Growing up in a family surrounded by textile entrepreneurs gave Adriana Juma the gist of wanting to expand the family business by changing its outlook and giving it a new face.
Ms Juma now owns Tiankara Creations which is a third-generation business, her mother used to own a tailor shop in Nakuru town, which she inherited from Ms Juma's grandmother.
She wanted to do something different from the two generations before her, by creating something unique which is ready-manufactured in Kenya and by using Ankara fabric.
"I'm a young female entrepreneur who was brought up in a business environment, being in a line of fashion called Tiankara creation meaning, Tiara for the crown and Ankara for Kitenge, we are Afrocentric," she told Enterprise.
Born and raised in Nakuru, Juma spent most of her childhood moments with her parents in the tailoring shop.
The 30-year-old and firstborn in her family, schooled in Nakuru and after her secondary education she got a scholarship and joined Shanghai University in China where she pursued International Trade and Economics.

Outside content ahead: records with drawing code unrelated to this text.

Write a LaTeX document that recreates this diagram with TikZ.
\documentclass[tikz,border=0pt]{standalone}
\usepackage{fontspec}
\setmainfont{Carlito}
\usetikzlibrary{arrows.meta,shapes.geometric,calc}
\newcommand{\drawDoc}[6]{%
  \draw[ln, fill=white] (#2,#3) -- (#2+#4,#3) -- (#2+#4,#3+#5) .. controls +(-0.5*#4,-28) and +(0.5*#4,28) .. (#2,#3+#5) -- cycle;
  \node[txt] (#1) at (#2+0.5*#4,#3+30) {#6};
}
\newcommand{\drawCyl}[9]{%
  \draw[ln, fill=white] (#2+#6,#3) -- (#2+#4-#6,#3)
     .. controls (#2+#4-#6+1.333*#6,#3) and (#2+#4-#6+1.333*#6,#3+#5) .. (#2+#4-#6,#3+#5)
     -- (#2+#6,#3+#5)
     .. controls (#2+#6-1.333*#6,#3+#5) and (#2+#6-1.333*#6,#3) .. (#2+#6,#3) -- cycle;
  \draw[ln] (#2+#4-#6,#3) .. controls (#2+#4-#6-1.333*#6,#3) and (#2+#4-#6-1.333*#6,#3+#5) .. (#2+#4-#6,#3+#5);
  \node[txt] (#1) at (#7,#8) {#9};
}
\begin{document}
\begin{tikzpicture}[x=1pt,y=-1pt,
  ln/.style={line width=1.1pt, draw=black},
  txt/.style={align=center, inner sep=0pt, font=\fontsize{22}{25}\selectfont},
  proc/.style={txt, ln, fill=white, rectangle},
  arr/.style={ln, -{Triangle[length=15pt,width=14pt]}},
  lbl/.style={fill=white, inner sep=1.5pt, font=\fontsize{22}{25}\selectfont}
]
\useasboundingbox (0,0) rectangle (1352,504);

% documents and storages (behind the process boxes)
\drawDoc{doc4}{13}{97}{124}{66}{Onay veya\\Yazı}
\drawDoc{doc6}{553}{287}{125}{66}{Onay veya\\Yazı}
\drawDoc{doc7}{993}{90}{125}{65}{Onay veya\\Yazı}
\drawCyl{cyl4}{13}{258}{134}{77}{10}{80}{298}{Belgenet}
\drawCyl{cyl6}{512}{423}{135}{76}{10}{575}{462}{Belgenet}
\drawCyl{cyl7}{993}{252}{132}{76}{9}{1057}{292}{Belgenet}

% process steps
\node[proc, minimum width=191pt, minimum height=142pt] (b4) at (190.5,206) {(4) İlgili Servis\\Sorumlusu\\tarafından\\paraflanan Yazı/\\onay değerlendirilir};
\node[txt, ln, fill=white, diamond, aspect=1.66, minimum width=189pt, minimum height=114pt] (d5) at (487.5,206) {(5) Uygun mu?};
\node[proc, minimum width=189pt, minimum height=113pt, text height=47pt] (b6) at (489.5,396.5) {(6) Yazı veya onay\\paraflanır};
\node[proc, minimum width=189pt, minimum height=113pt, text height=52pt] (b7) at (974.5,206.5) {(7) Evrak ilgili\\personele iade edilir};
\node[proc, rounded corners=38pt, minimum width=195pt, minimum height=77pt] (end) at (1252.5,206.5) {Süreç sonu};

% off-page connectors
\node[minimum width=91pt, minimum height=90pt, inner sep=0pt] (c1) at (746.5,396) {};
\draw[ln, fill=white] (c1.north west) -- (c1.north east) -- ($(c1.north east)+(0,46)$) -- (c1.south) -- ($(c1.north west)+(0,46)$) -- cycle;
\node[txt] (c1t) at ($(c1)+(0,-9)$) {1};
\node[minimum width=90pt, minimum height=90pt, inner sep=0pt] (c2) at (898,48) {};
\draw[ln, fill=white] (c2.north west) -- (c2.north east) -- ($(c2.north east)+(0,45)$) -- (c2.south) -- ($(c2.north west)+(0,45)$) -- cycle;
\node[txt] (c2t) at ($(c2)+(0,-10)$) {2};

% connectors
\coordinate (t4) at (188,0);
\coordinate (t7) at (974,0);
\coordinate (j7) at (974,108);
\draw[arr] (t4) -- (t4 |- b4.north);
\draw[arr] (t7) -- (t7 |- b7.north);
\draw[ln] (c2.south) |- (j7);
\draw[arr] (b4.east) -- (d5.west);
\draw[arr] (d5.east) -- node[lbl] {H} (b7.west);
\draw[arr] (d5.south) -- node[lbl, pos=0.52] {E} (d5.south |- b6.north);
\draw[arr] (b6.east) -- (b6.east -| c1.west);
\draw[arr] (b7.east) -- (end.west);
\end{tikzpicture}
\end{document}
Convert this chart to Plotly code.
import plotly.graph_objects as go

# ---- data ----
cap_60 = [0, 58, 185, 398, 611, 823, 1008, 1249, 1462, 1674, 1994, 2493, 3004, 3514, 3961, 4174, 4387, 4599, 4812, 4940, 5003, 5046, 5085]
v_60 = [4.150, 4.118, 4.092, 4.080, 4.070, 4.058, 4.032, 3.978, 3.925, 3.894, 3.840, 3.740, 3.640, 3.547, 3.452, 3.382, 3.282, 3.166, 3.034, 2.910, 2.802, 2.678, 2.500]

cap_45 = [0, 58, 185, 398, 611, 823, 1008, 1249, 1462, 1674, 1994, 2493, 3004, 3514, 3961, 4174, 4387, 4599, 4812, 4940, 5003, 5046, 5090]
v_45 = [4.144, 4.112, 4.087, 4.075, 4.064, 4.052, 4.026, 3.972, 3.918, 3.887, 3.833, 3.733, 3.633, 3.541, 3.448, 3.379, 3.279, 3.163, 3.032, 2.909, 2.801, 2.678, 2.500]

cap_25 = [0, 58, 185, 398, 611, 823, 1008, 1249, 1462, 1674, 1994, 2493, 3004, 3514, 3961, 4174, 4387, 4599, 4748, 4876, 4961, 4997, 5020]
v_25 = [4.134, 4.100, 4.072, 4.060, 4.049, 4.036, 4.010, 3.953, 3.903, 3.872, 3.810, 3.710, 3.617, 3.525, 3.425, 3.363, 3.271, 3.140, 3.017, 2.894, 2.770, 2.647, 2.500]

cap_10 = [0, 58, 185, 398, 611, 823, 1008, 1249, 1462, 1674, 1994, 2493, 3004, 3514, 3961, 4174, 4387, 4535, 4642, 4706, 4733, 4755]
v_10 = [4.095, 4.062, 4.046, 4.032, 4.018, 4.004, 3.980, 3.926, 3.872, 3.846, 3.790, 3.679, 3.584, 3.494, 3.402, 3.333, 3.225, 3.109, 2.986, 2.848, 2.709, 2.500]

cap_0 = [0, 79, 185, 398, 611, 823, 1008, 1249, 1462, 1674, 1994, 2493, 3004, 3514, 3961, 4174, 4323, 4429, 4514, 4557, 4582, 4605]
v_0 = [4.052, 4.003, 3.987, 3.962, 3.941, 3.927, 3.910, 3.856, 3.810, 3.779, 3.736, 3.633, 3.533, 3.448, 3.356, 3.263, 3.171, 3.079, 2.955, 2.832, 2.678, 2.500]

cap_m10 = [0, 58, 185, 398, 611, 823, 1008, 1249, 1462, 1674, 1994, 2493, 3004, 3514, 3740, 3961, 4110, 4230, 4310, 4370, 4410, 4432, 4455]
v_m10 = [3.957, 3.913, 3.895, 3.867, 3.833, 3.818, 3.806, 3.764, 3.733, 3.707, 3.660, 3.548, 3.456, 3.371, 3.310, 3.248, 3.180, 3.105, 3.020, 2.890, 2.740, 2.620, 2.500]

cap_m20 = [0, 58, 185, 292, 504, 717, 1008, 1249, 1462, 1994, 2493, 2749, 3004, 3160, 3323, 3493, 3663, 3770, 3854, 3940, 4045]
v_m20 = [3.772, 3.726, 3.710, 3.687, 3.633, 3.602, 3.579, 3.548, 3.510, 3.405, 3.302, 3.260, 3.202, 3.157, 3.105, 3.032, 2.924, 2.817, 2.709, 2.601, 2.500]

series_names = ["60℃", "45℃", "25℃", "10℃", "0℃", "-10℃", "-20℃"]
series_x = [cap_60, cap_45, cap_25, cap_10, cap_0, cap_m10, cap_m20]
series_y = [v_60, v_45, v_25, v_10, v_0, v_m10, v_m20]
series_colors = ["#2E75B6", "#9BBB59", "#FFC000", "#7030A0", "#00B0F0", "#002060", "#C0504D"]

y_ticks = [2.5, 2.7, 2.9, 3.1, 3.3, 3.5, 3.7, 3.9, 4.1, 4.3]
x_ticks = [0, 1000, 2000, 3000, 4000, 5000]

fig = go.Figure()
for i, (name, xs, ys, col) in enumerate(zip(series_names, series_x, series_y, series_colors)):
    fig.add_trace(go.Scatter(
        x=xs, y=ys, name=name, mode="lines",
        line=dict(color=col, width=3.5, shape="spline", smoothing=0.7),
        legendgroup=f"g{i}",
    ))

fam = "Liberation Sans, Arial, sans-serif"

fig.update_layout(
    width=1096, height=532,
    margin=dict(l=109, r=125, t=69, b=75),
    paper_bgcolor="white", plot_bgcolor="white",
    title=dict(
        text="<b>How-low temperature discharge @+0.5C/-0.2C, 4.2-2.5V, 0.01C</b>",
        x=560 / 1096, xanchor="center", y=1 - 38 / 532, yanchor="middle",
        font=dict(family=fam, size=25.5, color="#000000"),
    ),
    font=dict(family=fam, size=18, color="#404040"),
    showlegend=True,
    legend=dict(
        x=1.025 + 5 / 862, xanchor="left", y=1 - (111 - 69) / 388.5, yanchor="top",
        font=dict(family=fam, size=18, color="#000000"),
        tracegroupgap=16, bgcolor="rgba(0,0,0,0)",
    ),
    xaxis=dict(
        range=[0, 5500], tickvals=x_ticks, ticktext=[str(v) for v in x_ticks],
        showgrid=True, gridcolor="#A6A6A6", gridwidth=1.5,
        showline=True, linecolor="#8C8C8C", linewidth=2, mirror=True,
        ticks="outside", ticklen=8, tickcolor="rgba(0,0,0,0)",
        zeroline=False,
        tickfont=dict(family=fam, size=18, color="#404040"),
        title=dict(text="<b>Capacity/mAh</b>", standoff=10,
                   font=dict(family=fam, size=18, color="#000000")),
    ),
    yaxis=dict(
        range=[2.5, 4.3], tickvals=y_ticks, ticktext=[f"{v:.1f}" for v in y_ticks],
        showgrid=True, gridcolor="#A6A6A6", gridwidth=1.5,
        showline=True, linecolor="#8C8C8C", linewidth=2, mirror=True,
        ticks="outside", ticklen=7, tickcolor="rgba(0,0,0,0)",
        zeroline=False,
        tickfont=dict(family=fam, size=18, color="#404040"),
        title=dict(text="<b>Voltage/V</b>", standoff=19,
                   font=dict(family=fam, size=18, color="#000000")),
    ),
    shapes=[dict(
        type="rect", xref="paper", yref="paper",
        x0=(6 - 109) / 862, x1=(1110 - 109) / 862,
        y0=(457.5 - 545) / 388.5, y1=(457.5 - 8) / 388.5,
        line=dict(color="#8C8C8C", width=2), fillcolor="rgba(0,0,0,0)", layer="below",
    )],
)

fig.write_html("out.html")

"At Shanghai University of Finance and Economics, I was schooling and at the same time working. I did a lot of sourcing and teaching English, and with that, I enjoyed earning my own money. At the end of four years I decided that I don't want to get employed," Ms Juma added.
Her passion for owning a business and creating an opportunity for others made her confident to start something.

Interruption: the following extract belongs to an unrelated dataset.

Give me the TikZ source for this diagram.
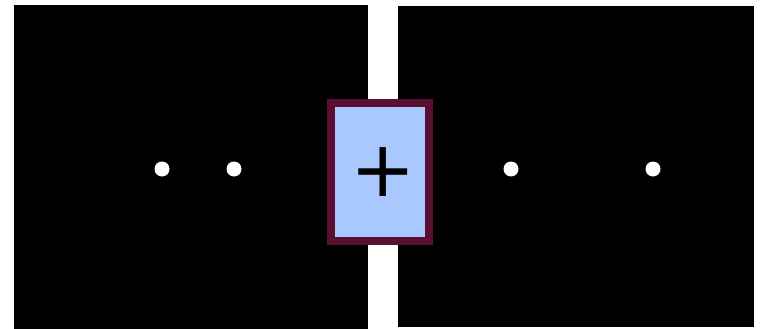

Her parents wanted her to get employed which led to a huge disagreement as she felt like they never understood her reasons for declining jobs in government.

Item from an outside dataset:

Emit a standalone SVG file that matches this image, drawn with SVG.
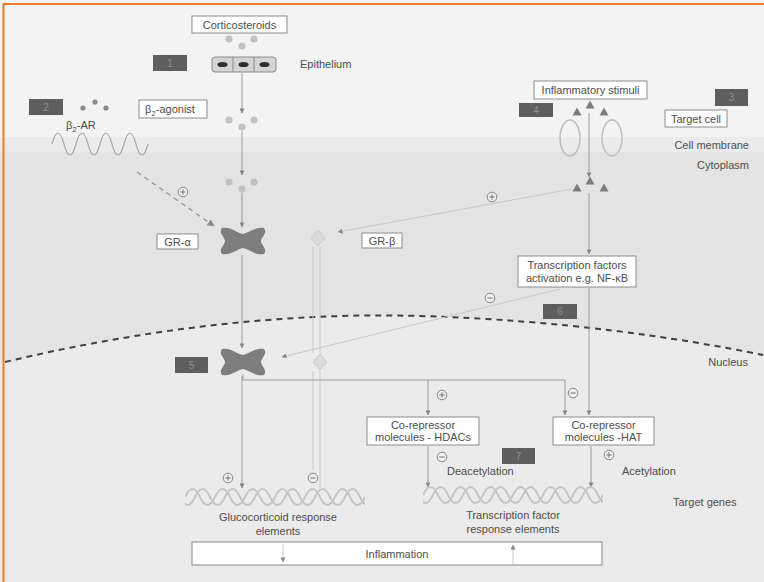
<svg xmlns="http://www.w3.org/2000/svg" width="764" height="582" viewBox="0 0 764 582">
  <style>
    text { font-family: "Liberation Sans", Arial, sans-serif; font-size: 11px; fill: #4d4d4d; }
    .c { text-anchor: middle; }
    .r { text-anchor: end; }
    .box { fill: #ffffff; stroke: #8c8c8c; stroke-width: 1; }
    .badge { fill: #5e5e5e; }
    .badge-t { font-size: 10px; fill: #8e8e8e; text-anchor: middle; }
    .link { fill: none; stroke: #9a9a9a; stroke-width: 1; }
    .faint { fill: none; stroke: #c8c8c8; stroke-width: 1; }
    .dash { fill: none; stroke: #9a9a9a; stroke-width: 1.4; stroke-dasharray: 5 4; }
    .dot { fill: #c2c2c2; }
    .dot-dk { fill: #8a8a8a; }
    .tri { fill: #7c7c7c; }
    .gr { fill: #7e7e7e; }
    .diam { fill: #dadada; stroke: #cbcbcb; stroke-width: 1; }
    .dna { fill: none; stroke: #c6c6c6; stroke-width: 2; }
  </style>
  <defs>
    <marker id="ah" viewBox="0 0 6 6" refX="5.5" refY="3" markerWidth="5" markerHeight="5" orient="auto">
      <path d="M0,0 L6,3 L0,6 z" fill="#888"/>
    </marker>
    <g id="sgn-plus">
      <circle r="4.8" fill="#efefef" stroke="#7a7a7a" stroke-width="0.9"/>
      <path d="M-2.7,0 H2.7 M0,-2.7 V2.7" stroke="#6a6a6a" stroke-width="0.9"/>
    </g>
    <g id="sgn-minus">
      <circle r="4.8" fill="#efefef" stroke="#7a7a7a" stroke-width="0.9"/>
      <path d="M-2.7,0 H2.7" stroke="#6a6a6a" stroke-width="0.9"/>
    </g>
    <path id="gr-shape" d="M-21,-13 C-13,-15 -6,-8 0,-7 C6,-8 13,-15 21,-13 C25,-8 18,-4 18,0 C18,4 25,8 21,13 C13,15 6,8 0,7 C-6,8 -13,15 -21,13 C-25,8 -18,4 -18,0 C-18,-4 -25,-8 -21,-13 Z"/>
    <path id="diamond" d="M0,-8 L7,0 L0,8 L-7,0 Z"/>
    <path id="tri" d="M0,-4.5 L4.5,3.5 L-4.5,3.5 Z"/>
    <g id="dots3">
      <circle cx="-13" cy="0" r="3.6"/>
      <circle cx="12" cy="0" r="3.6"/>
      <circle cx="0" cy="7" r="3.6"/>
    </g>
    <!-- one DNA double strand, 180 px long, strands a third of a turn apart -->
    <clipPath id="dna-clip"><rect x="0" y="-12" width="180" height="24"/></clipPath>
    <g id="dna-helix" clip-path="url(#dna-clip)">
      <path d="M0,0 Q7.5,-16 15,0 T30,0 T45,0 T60,0 T75,0 T90,0 T105,0 T120,0 T135,0 T150,0 T165,0 T180,0" class="dna"/>
      <path d="M-20,0 Q-12.5,-16 -5,0 T10,0 T25,0 T40,0 T55,0 T70,0 T85,0 T100,0 T115,0 T130,0 T145,0 T160,0 T175,0 T190,0" class="dna"/>
    </g>
  </defs>

  <!-- compartments -->
  <rect x="0" y="0" width="764" height="582" fill="#f3f3f3"/>
  <rect x="0" y="137" width="764" height="15" fill="#ebebeb"/>
  <path d="M0,152 H764 V355 C680,338 560,320 420,316 C280,312 140,330 5,362 L0,363 Z" fill="#e3e3e3"/>
  <path d="M0,363 L5,362 C140,330 280,312 420,316 C560,320 680,338 763,355 L764,355 V582 H0 Z" fill="#ebebeb"/>
  <!-- nuclear envelope -->
  <path d="M5,362 C140,330 280,312 420,316 C560,320 680,338 763,355" fill="none" stroke="#3f3f3f" stroke-width="2" stroke-dasharray="6 5"/>
  <!-- frame -->
  <path d="M3.5,582 V4 H764" fill="none" stroke="#f07b2c" stroke-width="2"/>

  <!-- compartment labels -->
  <text x="749" y="149" class="r">Cell membrane</text>
  <text x="749" y="169" class="r">Cytoplasm</text>
  <text x="748" y="366" class="r">Nucleus</text>
  <text x="673" y="506">Target genes</text>

  <!-- connectors -->
  <g id="connectors">
    <!-- glucocorticoid route -->
    <line x1="242" y1="73" x2="242" y2="113" class="link" marker-end="url(#ah)"/>
    <line x1="242" y1="131" x2="242" y2="175" class="link" marker-end="url(#ah)"/>
    <line x1="242" y1="193" x2="242" y2="227" class="link" marker-end="url(#ah)"/>
    <line x1="242" y1="255" x2="242" y2="348" class="link" marker-end="url(#ah)"/>
    <line x1="242" y1="376" x2="242" y2="488" class="link" marker-end="url(#ah)"/>
    <!-- beta2 receptor priming -->
    <line x1="137" y1="172" x2="214" y2="226" class="dash" marker-end="url(#ah)"/>
    <!-- GR-beta route -->
    <line x1="320" y1="247" x2="320" y2="353" class="faint"/>
    <line x1="313" y1="247" x2="313" y2="353" class="faint"/>
    <line x1="320" y1="371" x2="320" y2="488" class="faint"/>
    <line x1="313" y1="371" x2="313" y2="470" class="faint"/>
    <!-- inflammatory stimulus route -->
    <line x1="589" y1="113" x2="589" y2="177" class="link" marker-end="url(#ah)"/>
    <line x1="589" y1="193" x2="589" y2="254" class="link" marker-end="url(#ah)"/>
    <line x1="589" y1="288" x2="589" y2="415" class="link" marker-end="url(#ah)"/>
    <line x1="591" y1="446" x2="591" y2="487" class="link" marker-end="url(#ah)"/>
    <line x1="572" y1="189" x2="338" y2="232" class="faint" marker-end="url(#ah)"/>
    <line x1="560" y1="289" x2="282" y2="357" class="faint" marker-end="url(#ah)"/>
    <!-- nuclear GR branches -->
    <polyline points="243,374 243,380 565,380 565,415" class="link" marker-end="url(#ah)"/>
    <line x1="428" y1="380" x2="428" y2="415" class="link" marker-end="url(#ah)"/>
    <line x1="428" y1="446" x2="428" y2="487" class="link" marker-end="url(#ah)"/>

    <!-- modulation signs -->
    <use href="#sgn-plus" x="183" y="192"/>
    <use href="#sgn-plus" x="492" y="197"/>
    <use href="#sgn-minus" x="490" y="298"/>
    <use href="#sgn-plus" x="442" y="395"/>
    <use href="#sgn-minus" x="573" y="393"/>
    <use href="#sgn-minus" x="442" y="457"/>
    <use href="#sgn-plus" x="609" y="455"/>
    <use href="#sgn-plus" x="228" y="478"/>
    <use href="#sgn-minus" x="313" y="478"/>
  </g>

  <!-- badges -->
  <g id="badge-1"><rect x="153" y="55" width="34" height="16" class="badge"/><text x="170" y="67" class="badge-t">1</text></g>
  <g id="badge-2"><rect x="29" y="99" width="34" height="16" class="badge"/><text x="46" y="111" class="badge-t">2</text></g>
  <g id="badge-3"><rect x="715" y="89" width="33" height="17" class="badge"/><text x="731.5" y="101" class="badge-t">3</text></g>
  <g id="badge-4"><rect x="519" y="103" width="34" height="14" class="badge"/><text x="536" y="114" class="badge-t">4</text></g>
  <g id="badge-5"><rect x="175" y="357" width="33" height="16" class="badge"/><text x="191.5" y="369" class="badge-t">5</text></g>
  <g id="badge-6"><rect x="543" y="304" width="34" height="15" class="badge"/><text x="560" y="315" class="badge-t">6</text></g>
  <g id="badge-7"><rect x="502" y="448" width="33" height="16" class="badge"/><text x="518.5" y="460" class="badge-t">7</text></g>

  <!-- corticosteroids -->
  <g id="corticosteroids">
    <rect x="192" y="16" width="95" height="17" class="box"/>
    <text x="239.5" y="28.5" class="c">Corticosteroids</text>
    <use href="#dots3" x="242" y="39" class="dot"/>
  </g>

  <!-- epithelium -->
  <g id="epithelium">
    <rect x="212" y="57" width="64" height="15" rx="3" fill="#d4d4d4" stroke="#8a8a8a"/>
    <line x1="233" y1="57" x2="233" y2="72" stroke="#8a8a8a"/>
    <line x1="254" y1="57" x2="254" y2="72" stroke="#8a8a8a"/>
    <ellipse cx="222.5" cy="64.5" rx="5" ry="2.6" fill="#2e2e2e"/>
    <ellipse cx="243.5" cy="64.5" rx="5" ry="2.6" fill="#2e2e2e"/>
    <ellipse cx="264.5" cy="64.5" rx="5" ry="2.6" fill="#2e2e2e"/>
    <text x="300" y="68">Epithelium</text>
  </g>

  <g id="steroid-crossing"><use href="#dots3" x="242" y="120" class="dot"/></g>
  <g id="steroid-cytoplasm"><use href="#dots3" x="242" y="182" class="dot"/></g>

  <!-- beta2 adrenergic receptor -->
  <g id="b2ar">
    <circle cx="83" cy="108" r="2.6" class="dot-dk"/>
    <circle cx="95" cy="102" r="2.6" class="dot-dk"/>
    <circle cx="106" cy="108" r="2.6" class="dot-dk"/>
    <text x="66" y="129">β<tspan font-size="8" dy="3">2</tspan><tspan dy="-3">-AR</tspan></text>
    <path d="M52,144 Q58,122 64,144 T76,144 T88,144 T100,144 T112,144 T124,144 T136,144 T148,144" fill="none" stroke="#a8a8a8" stroke-width="1.2"/>
  </g>

  <g id="b2-agonist">
    <rect x="139" y="100" width="68" height="18" class="box"/>
    <text x="145" y="113">β<tspan font-size="8" dy="3">2</tspan><tspan dy="-3">-agonist</tspan></text>
  </g>

  <!-- glucocorticoid receptors -->
  <g id="gr-alpha">
    <use href="#gr-shape" x="243" y="241" class="gr"/>
    <rect x="157" y="234" width="41" height="15" class="box"/>
    <text x="177.5" y="245.5" class="c">GR-α</text>
  </g>
  <g id="gr-beta">
    <use href="#diamond" x="318" y="238" class="diam"/>
    <rect x="362" y="233" width="40" height="15" class="box"/>
    <text x="382" y="244.5" class="c">GR-β</text>
  </g>
  <g id="gr-nuclear"><use href="#gr-shape" x="243" y="362" class="gr"/></g>
  <g id="gr-beta-nuclear"><use href="#diamond" x="320" y="362" class="diam"/></g>

  <!-- inflammatory stimuli -->
  <g id="stimuli">
    <rect x="534" y="81" width="113" height="18" class="box"/>
    <text x="590.5" y="94" class="c">Inflammatory stimuli</text>
    <use href="#tri" x="590" y="105" class="tri"/>
    <use href="#tri" x="577" y="112" class="tri"/>
    <use href="#tri" x="604" y="112" class="tri"/>
  </g>
  <g id="membrane-receptors">
    <ellipse cx="570" cy="138" rx="10" ry="18" fill="none" stroke="#bdbdbd" stroke-width="1.5"/>
    <ellipse cx="612" cy="138" rx="10" ry="18" fill="none" stroke="#bdbdbd" stroke-width="1.5"/>
  </g>
  <g id="stimuli-cytoplasm">
    <use href="#tri" x="590" y="181" class="tri"/>
    <use href="#tri" x="577" y="188" class="tri"/>
    <use href="#tri" x="604" y="188" class="tri"/>
  </g>

  <g id="target-cell">
    <rect x="665" y="110" width="62" height="17" class="box"/>
    <text x="696" y="122.5" class="c">Target cell</text>
  </g>

  <g id="tf-activation">
    <rect x="518" y="256" width="118" height="31" class="box"/>
    <text x="577" y="268.5" class="c">Transcription factors</text>
    <text x="577" y="282" class="c">activation e.g. NF-κB</text>
  </g>

  <g id="hdac">
    <rect x="367" y="417" width="112" height="28" class="box"/>
    <text x="423" y="428.5" class="c">Co-repressor</text>
    <text x="423" y="441" class="c">molecules - HDACs</text>
    <text x="447" y="475">Deacetylation</text>
  </g>
  <g id="hat">
    <rect x="553" y="417" width="101" height="28" class="box"/>
    <text x="603.5" y="428.5" class="c">Co-repressor</text>
    <text x="603.5" y="441" class="c">molecules -HAT</text>
    <text x="622" y="475">Acetylation</text>
  </g>

  <!-- DNA response elements -->
  <g id="gre">
    <use href="#dna-helix" x="185" y="497"/>
    <text x="278" y="521" class="c">Glucocorticoid response</text>
    <text x="278" y="535" class="c">elements</text>
  </g>
  <g id="tfre">
    <use href="#dna-helix" x="423" y="495"/>
    <text x="513" y="519" class="c">Transcription factor</text>
    <text x="513" y="533" class="c">response elements</text>
  </g>

  <g id="inflammation">
    <rect x="192" y="542" width="410" height="23" fill="#ffffff" stroke="#9a9a9a" stroke-width="1.2"/>
    <line x1="283" y1="544" x2="283" y2="562" class="faint" marker-end="url(#ah)"/>
    <line x1="513" y1="564" x2="513" y2="545" class="faint" marker-end="url(#ah)"/>
    <text x="397" y="557.5" class="c">Inflammation</text>
  </g>
</svg>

She decided to request her mother to allow her to sew some clothes from the discarded fabric to sharpen her skills. Ms Juma also made use of YouTube for tutorials to learn value addition, how to use a sewing machine, and associate with fabric in general.
But still, she wanted to help her parents improve the business by attracting clients who will not only appreciate their work but also satisfy the market in which she noticed a gap and created a niche.
In 2018, she started the Daraja project in partnership with a friend where they would rehabilitate street mothers directly from the street by showing them how to stitch and also teaching them skills management, in an effort to make them independent.
"I'm happy the program is working which has helped 360 street mothers and children to support their families as we subcontract them to supply some of the designs we have," she said.
In August 2020, during the Covid-19 pandemic, she approached her mother and grandmother that she wanted to change the business approach of clients walking in with fabrics but instead manufacture ready attire for customers to avoid the notion that tailors disappoint when the delivery date and high prices.
Stay informed. Subscribe to our newsletter
When starting Tiankara Creation, Ms Juma says that capital was a challenge. Her mother gave her Sh10,000 which she used to buy fabric.
"It was difficult and we had no operators. I have five friends, we call ourselves 'think tank' and we kept on even as neighbors would laugh at us and discourage us that it was a tall order given that Kenyans don't value Kitenges," she reflected.
She would walk to town, and sacrifice in ensuring that she opened her business and made it grow. She recalls vividly her first client who changed the business fortune, the client she said was going to the neighbors' shop but stopped to check what was happening and ended up paying the Sh10,150.
To them, it was like winning a lottery and they would project the amount they would get monthly. When employing, she said that she looks for people who are passionate, and good-hearted, and with time they have employed over 30 people.
As part of the token, she stated that they have tried employing people and encouraging them to start their own businesses.
"We had to figure out what to do by putting our minds together and finally we came up with a solution which has worked for us," she said.
The business, she noted that they thrived with the Buy Kenya, Build Kenya concept by diversifying their products into cooperate.
Recycling of waste management, she explained that the waste products are recycled.
Since September 2020, they have been selling over 50 pieces a day.
Sourcing of fabrics was also a challenge. This was as she tried to balance between quality and pocket-friendly products, as their supplier failed to provide them with the best quality they wanted.
Sizing is another factor, which affected the business, as Ms Juma said that using the standard body size failed to work for them as creating a body size that fits led them to loss.
The workmanship was a problem, she said, given that most of the employees were not trained, which led to a waste of fabric.
She blames the laws put in place by the government on small and medium enterprises (SMEs) which sidelined the textile industry.
Lowest and best moments
The lowest moment was before she opened Tiankara Creation, during the planning period, in that it was difficult given that there was existing business and transiting to open doors wasn't easy.
The best moment, she said, is every day in that they have been making millions every month.
"We are wondering why the government is not recognizing us, we pay our revenue up to the last coin, we hope in the future we will be able to work with the government in encouraging buy Kenya, build Kenya," she added.
In an effort to market its products and services, Juma uses different platforms such as social media, fieldwork, trade shows, and registering as a member of a business network association.
Most of their clients now are walking in and referrals. She encourages the youth to utilize any platform they can get by being creative and avoid copy-pasting. She challenges them to find a gap and fill it.
Understating what the target market wants has put them on the map, they opened their second shop within Nakuru, with their target audience being family-oriented, office wear and cooperates among others.
Juma's dream is to see the business grow across the country by touching lives.